- _TASK BRIEF_
Copy out each line exactly; pictures stay out of the copy.
--- Begin ---
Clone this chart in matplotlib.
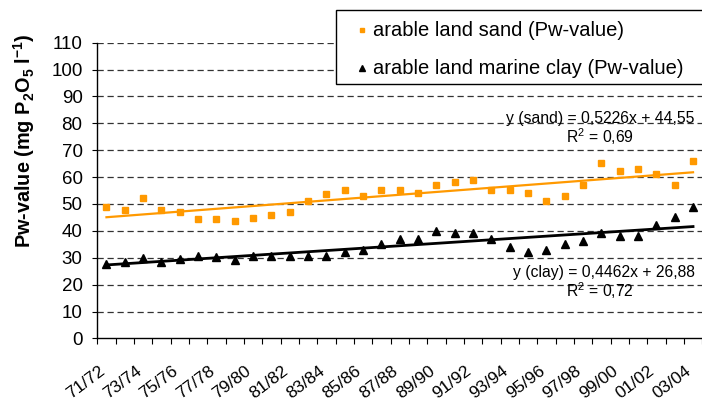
import matplotlib
matplotlib.use("Agg")
import matplotlib.pyplot as plt
import numpy as np
from matplotlib.lines import Line2D
from matplotlib.patches import Rectangle

plt.rcParams['font.family'] = ['Liberation Sans', 'DejaVu Sans']
plt.rcParams['mathtext.fontset'] = 'custom'
plt.rcParams['mathtext.rm'] = 'Liberation Sans'
plt.rcParams['mathtext.bf'] = 'Liberation Sans:bold'
plt.rcParams['mathtext.it'] = 'Liberation Sans:italic'

years = ["71/72", "72/73", "73/74", "74/75", "75/76", "76/77", "77/78", "78/79",
         "79/80", "80/81", "81/82", "82/83", "83/84", "84/85", "85/86", "86/87",
         "87/88", "88/89", "89/90", "90/91", "91/92", "92/93", "93/94", "94/95",
         "95/96", "96/97", "97/98", "98/99", "99/00", "00/01", "01/02", "02/03",
         "03/04"]
sand = [48.9, 47.7, 52.2, 47.7, 47.1, 44.4, 44.4, 43.6, 44.7, 45.8, 47.1, 51.0,
        53.6, 55.1, 52.9, 55.1, 55.1, 54.1, 56.9, 58.2, 58.9, 55.2, 55.2, 54.0,
        51.0, 53.0, 56.9, 65.2, 62.1, 63.1, 61.1, 56.9, 66.0]
clay = [27.7, 28.5, 30.0, 28.4, 29.6, 30.6, 30.1, 29.3, 30.6, 30.5, 30.8, 30.6,
        30.5, 32.0, 33.0, 35.0, 37.0, 37.1, 40.0, 39.1, 39.1, 37.0, 34.0, 32.2,
        33.0, 35.0, 36.1, 39.1, 38.0, 38.0, 42.1, 45.0, 49.0]
sand_fit = [0.5226, 44.55]
clay_fit = [0.4462, 26.88]
sand_label = "arable land sand (Pw-value)"
clay_label = "arable land marine clay (Pw-value)"
sand_eq = ["y (sand) = 0,5226x + 44,55", "R$^2$ = 0,69"]
clay_eq = ["y (clay) = 0,4462x + 26,88", "R$^2$ = 0,72"]
yticks = list(range(0, 111, 10))

W, H = 702, 403
fig = plt.figure(figsize=(W / 100, H / 100), dpi=100)
ax = fig.add_axes([97.3 / W, 1 - 338.4 / H, 604.9 / W, (338.4 - 42.7) / H])


def fx(px):
    return px / W


def fy(py):
    return 1 - py / H


x = np.arange(len(years))
xt = x + 1
orange = '#FF9900'

ax.set_xlim(-0.5, len(years) - 0.5)
ax.set_ylim(0, 110)

for v in yticks[1:]:
    ax.axhline(v, color='#333333', lw=0.9, dashes=(5, 3), zorder=1)

ax.plot(x, np.polyval(sand_fit, xt), color=orange, lw=1.6, zorder=2)
ax.plot(x, np.polyval(clay_fit, xt), color='black', lw=2.0, zorder=2)
ax.plot(x, sand, ls='none', marker='s', ms=4.2, color=orange, mec=orange, zorder=3)
ax.plot(x, clay, ls='none', marker='^', ms=5.2, color='black', zorder=3)

for s in ['top', 'right']:
    ax.spines[s].set_visible(False)
ax.spines['left'].set_linewidth(1)
ax.spines['bottom'].set_linewidth(1)

ax.set_yticks(yticks)
ax.tick_params(axis='y', labelsize=13.5, length=3.6, pad=7, direction='out')

# category boundaries get tick marks; labels every other category
ax.set_xticks(np.arange(-0.5, len(years), 1.0))
ax.set_xticklabels([])
ax.tick_params(axis='x', length=4.3, direction='out')
for i in x[::2]:
    ax.annotate(years[i], xy=(i, 0), xycoords=('data', 'axes fraction'),
                xytext=(-8, -25), textcoords='offset pixels',
                rotation=37, ha='right', va='top', rotation_mode='anchor',
                fontsize=12.5, annotation_clip=False)

fig.text(fx(24), fy(141), r"Pw-value (mg P$_\mathbf{2}$O$_\mathbf{5}$ l$^\mathbf{-1}$)",
         rotation=90, ha='center', va='center', fontsize=14.3, fontweight='bold')

fig.text(fx(694), fy(119), sand_eq[0], ha='right', va='center', fontsize=11.3)
fig.text(fx(600), fy(137), sand_eq[1], ha='center', va='center', fontsize=11.3)
fig.text(fx(695), fy(273), clay_eq[0], ha='right', va='center', fontsize=11.3)
fig.text(fx(600), fy(290.5), clay_eq[1], ha='center', va='center', fontsize=11.3)

# legend box
fig.add_artist(Rectangle((fx(335.5), fy(84)), fx(720) - fx(335.5), fy(10) - fy(84),
                         transform=fig.transFigure, facecolor='white',
                         edgecolor='black', lw=1, zorder=5, clip_on=False))
fig.add_artist(Line2D([fx(362)], [fy(30)], transform=fig.transFigure, ls='none',
                      marker='s', ms=3.2, color=orange, zorder=6))
fig.add_artist(Line2D([fx(362)], [fy(68)], transform=fig.transFigure, ls='none',
                      marker='^', ms=4, color='black', zorder=6))
fig.text(fx(373), fy(30), sand_label, ha='left', va='center', fontsize=14.5, zorder=6)
fig.text(fx(373), fy(68), clay_label, ha='left', va='center', fontsize=14.5, zorder=6)

fig.savefig('out.png', dpi=100)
--- End ---
- _FULL SOLUTION_
Clone this chart in matplotlib.
import matplotlib
matplotlib.use("Agg")
import matplotlib.pyplot as plt
import numpy as np
from matplotlib.lines import Line2D
from matplotlib.patches import Rectangle

plt.rcParams['font.family'] = ['Liberation Sans', 'DejaVu Sans']
plt.rcParams['mathtext.fontset'] = 'custom'
plt.rcParams['mathtext.rm'] = 'Liberation Sans'
plt.rcParams['mathtext.bf'] = 'Liberation Sans:bold'
plt.rcParams['mathtext.it'] = 'Liberation Sans:italic'

years = ["71/72", "72/73", "73/74", "74/75", "75/76", "76/77", "77/78", "78/79",
         "79/80", "80/81", "81/82", "82/83", "83/84", "84/85", "85/86", "86/87",
         "87/88", "88/89", "89/90", "90/91", "91/92", "92/93", "93/94", "94/95",
         "95/96", "96/97", "97/98", "98/99", "99/00", "00/01", "01/02", "02/03",
         "03/04"]
sand = [48.9, 47.7, 52.2, 47.7, 47.1, 44.4, 44.4, 43.6, 44.7, 45.8, 47.1, 51.0,
        53.6, 55.1, 52.9, 55.1, 55.1, 54.1, 56.9, 58.2, 58.9, 55.2, 55.2, 54.0,
        51.0, 53.0, 56.9, 65.2, 62.1, 63.1, 61.1, 56.9, 66.0]
clay = [27.7, 28.5, 30.0, 28.4, 29.6, 30.6, 30.1, 29.3, 30.6, 30.5, 30.8, 30.6,
        30.5, 32.0, 33.0, 35.0, 37.0, 37.1, 40.0, 39.1, 39.1, 37.0, 34.0, 32.2,
        33.0, 35.0, 36.1, 39.1, 38.0, 38.0, 42.1, 45.0, 49.0]
sand_fit = [0.5226, 44.55]
clay_fit = [0.4462, 26.88]
sand_label = "arable land sand (Pw-value)"
clay_label = "arable land marine clay (Pw-value)"
sand_eq = ["y (sand) = 0,5226x + 44,55", "R$^2$ = 0,69"]
clay_eq = ["y (clay) = 0,4462x + 26,88", "R$^2$ = 0,72"]
yticks = list(range(0, 111, 10))

W, H = 702, 403
fig = plt.figure(figsize=(W / 100, H / 100), dpi=100)
ax = fig.add_axes([97.3 / W, 1 - 338.4 / H, 604.9 / W, (338.4 - 42.7) / H])


def fx(px):
    return px / W


def fy(py):
    return 1 - py / H


x = np.arange(len(years))
xt = x + 1
orange = '#FF9900'

ax.set_xlim(-0.5, len(years) - 0.5)
ax.set_ylim(0, 110)

for v in yticks[1:]:
    ax.axhline(v, color='#333333', lw=0.9, dashes=(5, 3), zorder=1)

ax.plot(x, np.polyval(sand_fit, xt), color=orange, lw=1.6, zorder=2)
ax.plot(x, np.polyval(clay_fit, xt), color='black', lw=2.0, zorder=2)
ax.plot(x, sand, ls='none', marker='s', ms=4.2, color=orange, mec=orange, zorder=3)
ax.plot(x, clay, ls='none', marker='^', ms=5.2, color='black', zorder=3)

for s in ['top', 'right']:
    ax.spines[s].set_visible(False)
ax.spines['left'].set_linewidth(1)
ax.spines['bottom'].set_linewidth(1)

ax.set_yticks(yticks)
ax.tick_params(axis='y', labelsize=13.5, length=3.6, pad=7, direction='out')

# category boundaries get tick marks; labels every other category
ax.set_xticks(np.arange(-0.5, len(years), 1.0))
ax.set_xticklabels([])
ax.tick_params(axis='x', length=4.3, direction='out')
for i in x[::2]:
    ax.annotate(years[i], xy=(i, 0), xycoords=('data', 'axes fraction'),
                xytext=(-8, -25), textcoords='offset pixels',
                rotation=37, ha='right', va='top', rotation_mode='anchor',
                fontsize=12.5, annotation_clip=False)

fig.text(fx(24), fy(141), r"Pw-value (mg P$_\mathbf{2}$O$_\mathbf{5}$ l$^\mathbf{-1}$)",
         rotation=90, ha='center', va='center', fontsize=14.3, fontweight='bold')

fig.text(fx(694), fy(119), sand_eq[0], ha='right', va='center', fontsize=11.3)
fig.text(fx(600), fy(137), sand_eq[1], ha='center', va='center', fontsize=11.3)
fig.text(fx(695), fy(273), clay_eq[0], ha='right', va='center', fontsize=11.3)
fig.text(fx(600), fy(290.5), clay_eq[1], ha='center', va='center', fontsize=11.3)

# legend box
fig.add_artist(Rectangle((fx(335.5), fy(84)), fx(720) - fx(335.5), fy(10) - fy(84),
                         transform=fig.transFigure, facecolor='white',
                         edgecolor='black', lw=1, zorder=5, clip_on=False))
fig.add_artist(Line2D([fx(362)], [fy(30)], transform=fig.transFigure, ls='none',
                      marker='s', ms=3.2, color=orange, zorder=6))
fig.add_artist(Line2D([fx(362)], [fy(68)], transform=fig.transFigure, ls='none',
                      marker='^', ms=4, color='black', zorder=6))
fig.text(fx(373), fy(30), sand_label, ha='left', va='center', fontsize=14.5, zorder=6)
fig.text(fx(373), fy(68), clay_label, ha='left', va='center', fontsize=14.5, zorder=6)

fig.savefig('out.png', dpi=100)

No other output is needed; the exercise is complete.